Restate the listing below word for word, omitting any images.

•••

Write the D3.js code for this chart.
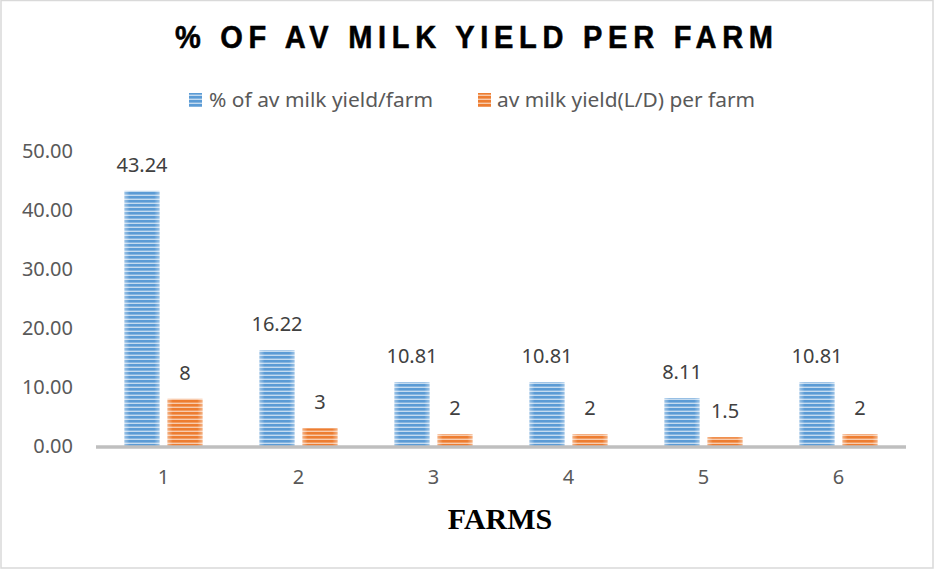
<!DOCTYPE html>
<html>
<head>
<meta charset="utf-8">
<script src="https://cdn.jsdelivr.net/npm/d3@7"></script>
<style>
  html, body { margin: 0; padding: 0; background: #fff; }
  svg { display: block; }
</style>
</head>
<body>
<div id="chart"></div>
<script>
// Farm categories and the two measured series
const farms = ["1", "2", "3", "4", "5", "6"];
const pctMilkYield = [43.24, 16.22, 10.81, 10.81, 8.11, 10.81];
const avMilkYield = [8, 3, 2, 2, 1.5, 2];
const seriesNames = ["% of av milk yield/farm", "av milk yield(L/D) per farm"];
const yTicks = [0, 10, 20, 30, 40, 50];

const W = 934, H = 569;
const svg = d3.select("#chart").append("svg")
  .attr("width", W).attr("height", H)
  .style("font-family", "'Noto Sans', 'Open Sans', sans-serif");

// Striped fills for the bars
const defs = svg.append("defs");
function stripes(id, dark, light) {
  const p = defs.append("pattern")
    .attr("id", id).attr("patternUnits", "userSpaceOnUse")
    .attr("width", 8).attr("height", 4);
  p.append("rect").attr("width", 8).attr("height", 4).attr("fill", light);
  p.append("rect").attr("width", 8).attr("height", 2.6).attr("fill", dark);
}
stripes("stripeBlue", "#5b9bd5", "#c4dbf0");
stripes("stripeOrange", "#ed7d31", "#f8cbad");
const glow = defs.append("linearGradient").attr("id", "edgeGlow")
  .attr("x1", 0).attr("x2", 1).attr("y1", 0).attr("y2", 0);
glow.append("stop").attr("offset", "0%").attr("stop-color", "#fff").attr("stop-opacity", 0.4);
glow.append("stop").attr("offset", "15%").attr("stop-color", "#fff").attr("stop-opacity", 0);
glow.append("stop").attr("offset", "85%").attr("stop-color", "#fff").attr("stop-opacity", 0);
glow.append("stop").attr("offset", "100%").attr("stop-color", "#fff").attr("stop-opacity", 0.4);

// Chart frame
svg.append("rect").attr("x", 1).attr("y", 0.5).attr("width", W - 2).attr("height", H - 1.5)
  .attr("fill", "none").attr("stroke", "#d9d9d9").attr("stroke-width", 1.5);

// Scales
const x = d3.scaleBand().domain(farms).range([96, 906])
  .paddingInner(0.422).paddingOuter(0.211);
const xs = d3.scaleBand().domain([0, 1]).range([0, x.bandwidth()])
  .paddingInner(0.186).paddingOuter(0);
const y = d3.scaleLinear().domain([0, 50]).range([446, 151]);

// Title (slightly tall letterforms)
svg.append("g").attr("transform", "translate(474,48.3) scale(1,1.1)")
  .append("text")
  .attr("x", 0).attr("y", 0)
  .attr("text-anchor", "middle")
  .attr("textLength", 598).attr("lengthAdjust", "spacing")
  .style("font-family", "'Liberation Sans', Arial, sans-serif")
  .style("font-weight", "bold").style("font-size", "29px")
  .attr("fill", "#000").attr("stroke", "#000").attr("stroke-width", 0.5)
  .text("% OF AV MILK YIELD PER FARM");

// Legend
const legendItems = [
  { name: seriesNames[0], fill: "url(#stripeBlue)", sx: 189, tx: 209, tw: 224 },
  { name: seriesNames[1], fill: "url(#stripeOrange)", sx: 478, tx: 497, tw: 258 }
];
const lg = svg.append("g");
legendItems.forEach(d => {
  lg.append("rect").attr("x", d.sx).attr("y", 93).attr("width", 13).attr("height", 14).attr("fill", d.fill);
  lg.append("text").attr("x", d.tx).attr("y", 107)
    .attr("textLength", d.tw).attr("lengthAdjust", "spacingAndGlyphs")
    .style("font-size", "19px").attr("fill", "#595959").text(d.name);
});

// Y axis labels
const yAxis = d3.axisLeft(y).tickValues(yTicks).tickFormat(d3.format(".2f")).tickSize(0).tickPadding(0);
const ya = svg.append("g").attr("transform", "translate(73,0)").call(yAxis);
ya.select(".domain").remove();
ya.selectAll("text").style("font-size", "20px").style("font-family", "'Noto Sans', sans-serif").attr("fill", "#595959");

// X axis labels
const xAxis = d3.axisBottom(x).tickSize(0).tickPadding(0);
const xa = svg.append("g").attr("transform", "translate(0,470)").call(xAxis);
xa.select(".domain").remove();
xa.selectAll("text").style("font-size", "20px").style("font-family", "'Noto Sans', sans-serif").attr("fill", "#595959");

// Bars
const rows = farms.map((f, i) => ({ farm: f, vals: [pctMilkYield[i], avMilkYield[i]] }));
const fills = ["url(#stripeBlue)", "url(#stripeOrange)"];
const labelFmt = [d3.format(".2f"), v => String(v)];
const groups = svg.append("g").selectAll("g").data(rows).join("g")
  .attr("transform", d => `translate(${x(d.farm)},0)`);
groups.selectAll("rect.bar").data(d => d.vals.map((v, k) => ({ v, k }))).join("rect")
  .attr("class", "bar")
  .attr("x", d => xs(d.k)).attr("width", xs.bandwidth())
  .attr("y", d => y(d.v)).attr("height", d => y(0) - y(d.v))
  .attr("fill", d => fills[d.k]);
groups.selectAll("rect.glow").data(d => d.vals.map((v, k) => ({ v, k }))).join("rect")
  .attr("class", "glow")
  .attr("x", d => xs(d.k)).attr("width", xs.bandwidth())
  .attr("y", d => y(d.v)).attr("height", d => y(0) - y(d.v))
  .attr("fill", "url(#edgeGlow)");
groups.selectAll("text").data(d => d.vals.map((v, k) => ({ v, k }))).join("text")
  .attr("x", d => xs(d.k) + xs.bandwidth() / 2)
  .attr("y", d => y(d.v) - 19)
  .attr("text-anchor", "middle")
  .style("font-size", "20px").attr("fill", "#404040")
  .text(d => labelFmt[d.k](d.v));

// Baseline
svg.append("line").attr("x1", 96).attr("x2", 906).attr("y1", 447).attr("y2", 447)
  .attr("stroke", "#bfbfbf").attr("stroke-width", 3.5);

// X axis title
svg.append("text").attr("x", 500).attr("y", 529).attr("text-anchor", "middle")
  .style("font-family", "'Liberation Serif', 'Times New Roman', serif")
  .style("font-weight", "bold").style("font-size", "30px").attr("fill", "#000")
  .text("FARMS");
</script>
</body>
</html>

•••

Written response:
Write the D3.js code for this chart.
<!DOCTYPE html>
<html>
<head>
<meta charset="utf-8">
<script src="https://cdn.jsdelivr.net/npm/d3@7"></script>
<style>
  html, body { margin: 0; padding: 0; background: #fff; }
  svg { display: block; }
</style>
</head>
<body>
<div id="chart"></div>
<script>
// Farm categories and the two measured series
const farms = ["1", "2", "3", "4", "5", "6"];
const pctMilkYield = [43.24, 16.22, 10.81, 10.81, 8.11, 10.81];
const avMilkYield = [8, 3, 2, 2, 1.5, 2];
const seriesNames = ["% of av milk yield/farm", "av milk yield(L/D) per farm"];
const yTicks = [0, 10, 20, 30, 40, 50];

const W = 934, H = 569;
const svg = d3.select("#chart").append("svg")
  .attr("width", W).attr("height", H)
  .style("font-family", "'Noto Sans', 'Open Sans', sans-serif");

// Striped fills for the bars
const defs = svg.append("defs");
function stripes(id, dark, light) {
  const p = defs.append("pattern")
    .attr("id", id).attr("patternUnits", "userSpaceOnUse")
    .attr("width", 8).attr("height", 4);
  p.append("rect").attr("width", 8).attr("height", 4).attr("fill", light);
  p.append("rect").attr("width", 8).attr("height", 2.6).attr("fill", dark);
}
stripes("stripeBlue", "#5b9bd5", "#c4dbf0");
stripes("stripeOrange", "#ed7d31", "#f8cbad");
const glow = defs.append("linearGradient").attr("id", "edgeGlow")
  .attr("x1", 0).attr("x2", 1).attr("y1", 0).attr("y2", 0);
glow.append("stop").attr("offset", "0%").attr("stop-color", "#fff").attr("stop-opacity", 0.4);
glow.append("stop").attr("offset", "15%").attr("stop-color", "#fff").attr("stop-opacity", 0);
glow.append("stop").attr("offset", "85%").attr("stop-color", "#fff").attr("stop-opacity", 0);
glow.append("stop").attr("offset", "100%").attr("stop-color", "#fff").attr("stop-opacity", 0.4);

// Chart frame
svg.append("rect").attr("x", 1).attr("y", 0.5).attr("width", W - 2).attr("height", H - 1.5)
  .attr("fill", "none").attr("stroke", "#d9d9d9").attr("stroke-width", 1.5);

// Scales
const x = d3.scaleBand().domain(farms).range([96, 906])
  .paddingInner(0.422).paddingOuter(0.211);
const xs = d3.scaleBand().domain([0, 1]).range([0, x.bandwidth()])
  .paddingInner(0.186).paddingOuter(0);
const y = d3.scaleLinear().domain([0, 50]).range([446, 151]);

// Title (slightly tall letterforms)
svg.append("g").attr("transform", "translate(474,48.3) scale(1,1.1)")
  .append("text")
  .attr("x", 0).attr("y", 0)
  .attr("text-anchor", "middle")
  .attr("textLength", 598).attr("lengthAdjust", "spacing")
  .style("font-family", "'Liberation Sans', Arial, sans-serif")
  .style("font-weight", "bold").style("font-size", "29px")
  .attr("fill", "#000").attr("stroke", "#000").attr("stroke-width", 0.5)
  .text("% OF AV MILK YIELD PER FARM");

// Legend
const legendItems = [
  { name: seriesNames[0], fill: "url(#stripeBlue)", sx: 189, tx: 209, tw: 224 },
  { name: seriesNames[1], fill: "url(#stripeOrange)", sx: 478, tx: 497, tw: 258 }
];
const lg = svg.append("g");
legendItems.forEach(d => {
  lg.append("rect").attr("x", d.sx).attr("y", 93).attr("width", 13).attr("height", 14).attr("fill", d.fill);
  lg.append("text").attr("x", d.tx).attr("y", 107)
    .attr("textLength", d.tw).attr("lengthAdjust", "spacingAndGlyphs")
    .style("font-size", "19px").attr("fill", "#595959").text(d.name);
});

// Y axis labels
const yAxis = d3.axisLeft(y).tickValues(yTicks).tickFormat(d3.format(".2f")).tickSize(0).tickPadding(0);
const ya = svg.append("g").attr("transform", "translate(73,0)").call(yAxis);
ya.select(".domain").remove();
ya.selectAll("text").style("font-size", "20px").style("font-family", "'Noto Sans', sans-serif").attr("fill", "#595959");

// X axis labels
const xAxis = d3.axisBottom(x).tickSize(0).tickPadding(0);
const xa = svg.append("g").attr("transform", "translate(0,470)").call(xAxis);
xa.select(".domain").remove();
xa.selectAll("text").style("font-size", "20px").style("font-family", "'Noto Sans', sans-serif").attr("fill", "#595959");

// Bars
const rows = farms.map((f, i) => ({ farm: f, vals: [pctMilkYield[i], avMilkYield[i]] }));
const fills = ["url(#stripeBlue)", "url(#stripeOrange)"];
const labelFmt = [d3.format(".2f"), v => String(v)];
const groups = svg.append("g").selectAll("g").data(rows).join("g")
  .attr("transform", d => `translate(${x(d.farm)},0)`);
groups.selectAll("rect.bar").data(d => d.vals.map((v, k) => ({ v, k }))).join("rect")
  .attr("class", "bar")
  .attr("x", d => xs(d.k)).attr("width", xs.bandwidth())
  .attr("y", d => y(d.v)).attr("height", d => y(0) - y(d.v))
  .attr("fill", d => fills[d.k]);
groups.selectAll("rect.glow").data(d => d.vals.map((v, k) => ({ v, k }))).join("rect")
  .attr("class", "glow")
  .attr("x", d => xs(d.k)).attr("width", xs.bandwidth())
  .attr("y", d => y(d.v)).attr("height", d => y(0) - y(d.v))
  .attr("fill", "url(#edgeGlow)");
groups.selectAll("text").data(d => d.vals.map((v, k) => ({ v, k }))).join("text")
  .attr("x", d => xs(d.k) + xs.bandwidth() / 2)
  .attr("y", d => y(d.v) - 19)
  .attr("text-anchor", "middle")
  .style("font-size", "20px").attr("fill", "#404040")
  .text(d => labelFmt[d.k](d.v));

// Baseline
svg.append("line").attr("x1", 96).attr("x2", 906).attr("y1", 447).attr("y2", 447)
  .attr("stroke", "#bfbfbf").attr("stroke-width", 3.5);

// X axis title
svg.append("text").attr("x", 500).attr("y", 529).attr("text-anchor", "middle")
  .style("font-family", "'Liberation Serif', 'Times New Roman', serif")
  .style("font-weight", "bold").style("font-size", "30px").attr("fill", "#000")
  .text("FARMS");
</script>
</body>
</html>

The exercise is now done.